Task goal: Return the listing below exactly, with the pictures dropped.

== == ==

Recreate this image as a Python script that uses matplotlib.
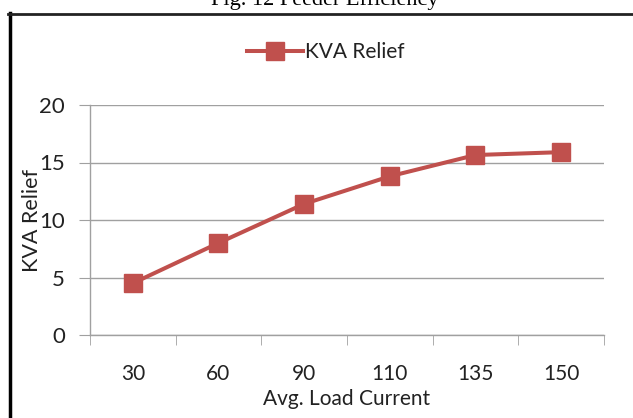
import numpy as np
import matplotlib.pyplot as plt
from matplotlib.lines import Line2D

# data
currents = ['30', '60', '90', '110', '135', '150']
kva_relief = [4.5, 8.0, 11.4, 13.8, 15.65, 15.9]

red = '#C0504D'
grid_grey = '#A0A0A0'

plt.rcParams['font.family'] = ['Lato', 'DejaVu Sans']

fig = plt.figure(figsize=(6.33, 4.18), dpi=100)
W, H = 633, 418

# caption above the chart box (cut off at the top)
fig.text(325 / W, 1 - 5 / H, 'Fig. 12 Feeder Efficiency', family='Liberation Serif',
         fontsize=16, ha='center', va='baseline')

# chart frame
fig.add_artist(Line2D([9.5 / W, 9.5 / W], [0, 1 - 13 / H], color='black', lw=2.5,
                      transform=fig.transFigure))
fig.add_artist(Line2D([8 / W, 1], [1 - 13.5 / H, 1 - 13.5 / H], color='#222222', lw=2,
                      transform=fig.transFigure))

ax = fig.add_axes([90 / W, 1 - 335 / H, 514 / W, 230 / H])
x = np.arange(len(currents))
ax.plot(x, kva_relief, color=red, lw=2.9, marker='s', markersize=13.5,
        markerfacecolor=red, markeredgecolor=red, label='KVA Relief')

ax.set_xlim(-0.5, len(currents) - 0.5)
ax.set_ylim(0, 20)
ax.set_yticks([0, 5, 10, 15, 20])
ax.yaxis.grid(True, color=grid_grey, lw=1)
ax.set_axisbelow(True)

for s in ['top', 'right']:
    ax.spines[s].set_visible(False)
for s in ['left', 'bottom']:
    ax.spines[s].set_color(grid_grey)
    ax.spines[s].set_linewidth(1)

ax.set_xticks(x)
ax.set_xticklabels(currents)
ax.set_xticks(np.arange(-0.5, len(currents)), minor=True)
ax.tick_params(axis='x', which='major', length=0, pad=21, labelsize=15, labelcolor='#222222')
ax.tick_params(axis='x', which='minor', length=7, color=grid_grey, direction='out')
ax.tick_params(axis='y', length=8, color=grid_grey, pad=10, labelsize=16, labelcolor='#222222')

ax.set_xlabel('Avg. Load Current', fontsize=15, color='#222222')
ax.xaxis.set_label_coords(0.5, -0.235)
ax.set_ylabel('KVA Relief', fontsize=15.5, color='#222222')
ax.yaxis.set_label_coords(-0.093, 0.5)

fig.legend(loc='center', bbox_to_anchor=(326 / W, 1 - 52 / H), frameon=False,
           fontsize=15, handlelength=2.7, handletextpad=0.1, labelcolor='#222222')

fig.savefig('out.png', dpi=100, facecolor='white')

== == ==

Full output:
Recreate this image as a Python script that uses matplotlib.
import numpy as np
import matplotlib.pyplot as plt
from matplotlib.lines import Line2D

# data
currents = ['30', '60', '90', '110', '135', '150']
kva_relief = [4.5, 8.0, 11.4, 13.8, 15.65, 15.9]

red = '#C0504D'
grid_grey = '#A0A0A0'

plt.rcParams['font.family'] = ['Lato', 'DejaVu Sans']

fig = plt.figure(figsize=(6.33, 4.18), dpi=100)
W, H = 633, 418

# caption above the chart box (cut off at the top)
fig.text(325 / W, 1 - 5 / H, 'Fig. 12 Feeder Efficiency', family='Liberation Serif',
         fontsize=16, ha='center', va='baseline')

# chart frame
fig.add_artist(Line2D([9.5 / W, 9.5 / W], [0, 1 - 13 / H], color='black', lw=2.5,
                      transform=fig.transFigure))
fig.add_artist(Line2D([8 / W, 1], [1 - 13.5 / H, 1 - 13.5 / H], color='#222222', lw=2,
                      transform=fig.transFigure))

ax = fig.add_axes([90 / W, 1 - 335 / H, 514 / W, 230 / H])
x = np.arange(len(currents))
ax.plot(x, kva_relief, color=red, lw=2.9, marker='s', markersize=13.5,
        markerfacecolor=red, markeredgecolor=red, label='KVA Relief')

ax.set_xlim(-0.5, len(currents) - 0.5)
ax.set_ylim(0, 20)
ax.set_yticks([0, 5, 10, 15, 20])
ax.yaxis.grid(True, color=grid_grey, lw=1)
ax.set_axisbelow(True)

for s in ['top', 'right']:
    ax.spines[s].set_visible(False)
for s in ['left', 'bottom']:
    ax.spines[s].set_color(grid_grey)
    ax.spines[s].set_linewidth(1)

ax.set_xticks(x)
ax.set_xticklabels(currents)
ax.set_xticks(np.arange(-0.5, len(currents)), minor=True)
ax.tick_params(axis='x', which='major', length=0, pad=21, labelsize=15, labelcolor='#222222')
ax.tick_params(axis='x', which='minor', length=7, color=grid_grey, direction='out')
ax.tick_params(axis='y', length=8, color=grid_grey, pad=10, labelsize=16, labelcolor='#222222')

ax.set_xlabel('Avg. Load Current', fontsize=15, color='#222222')
ax.xaxis.set_label_coords(0.5, -0.235)
ax.set_ylabel('KVA Relief', fontsize=15.5, color='#222222')
ax.yaxis.set_label_coords(-0.093, 0.5)

fig.legend(loc='center', bbox_to_anchor=(326 / W, 1 - 52 / H), frameon=False,
           fontsize=15, handlelength=2.7, handletextpad=0.1, labelcolor='#222222')

fig.savefig('out.png', dpi=100, facecolor='white')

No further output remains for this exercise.